This is promoted by a small work by R. Sender Haber of Norfolk VA.
The scholarly effort is on the Internet at http://www.torahlab.org/images/uploads/Eduyos_booklet.pdf and is, I think, well worth your time; it certainly was worth mine.
An aside. R. Haber is Ashkenazi and his Hebrew is Ashkenazi rather than Israeli. I did not modify the language, ergo the choice of spelling throughout. We are reading for wisdom, not Hebrew language choices.
In the article, R, Haber addresses מחלוקת - debates - among, primarily, Shamai and Hillel and their schools.
Most people are taught that Shamai was tough, unkind, and otherwise the bad guy whenever there is a debate between Shamai and Hillel.
R. Haber's work disproves that, or at least shows Shamai in a better light.
Shamai is more than one entry in Pirke Avot 1:15
עשה תורתך קבע, אמור מעט ועשה הרבה; והוי מקביל את כל האדם, בסבר פנים יפות
:
Make your study of the Torah a fixed habit. Say little and do much, and receive all men with a cheerful face.
According to R. Haber, "The very first argument emerged in the generation following Antigonus: before an animal is brought as a Korban the Kohein and/or the owner have a Mitzvah to push down firmly on its head. This act is called Semicha and it is not done on Shabbos because of the prohibition of handling animals. The question arose regarding Semicha on Yom Tov. Some held that Semicha was allowed on Yom Tov and some held that it was forbidden.
"For several generations, the Semicha argument was the only halachic argument amongst the Jews. Later, In the days of Hillel and Shammai there were three more arguments and in the days of their students the disputes became to many to count."
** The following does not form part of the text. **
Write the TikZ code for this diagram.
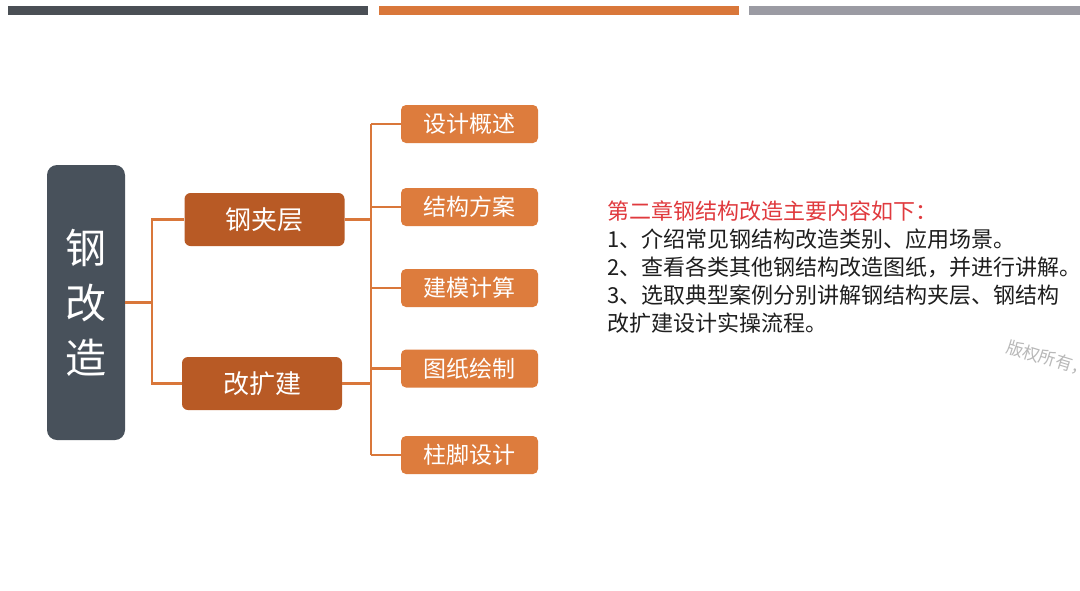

"The Tractate of Eduyos was written to record those newly heard opinions and to codify the ground-rules for argument.
"The Tanna began with the three arguments of Hillel and Shammai."
The first debate revolved around when a woman became nidah.
"Hillel is stringent and assumes that a woman who is a nidah is considered retroactively impure from the last time that she was definitely pure.
"Shammai is lenient and assumes that the woman became a nidah at the moment that she became aware of her status. Shammai does not assume retroactive impurity.
"According to the Rambam, Shammai was lenient out of compassion for husbands and wives whose relationships would be strained by the constant possibility of retroactive Nidah status"
Ultimately neither Hillel nor Shammai prevailed. It was the students who found a middle ground and decided the Halacha. We do assume retroactive Nidah, but never further back than twenty-four hours. This is not a typical Mishna. Generally, Shammai is more stringent than Hillel and generally the halacha follows Hillel. Here Shammai is lenient, Hillel is stringent, and the halacha follows a third view that seems to find a middle ground.
A quick interjection. R. Haber carefully cites his sources, a fact that is appreciated by those who challenge almost everything.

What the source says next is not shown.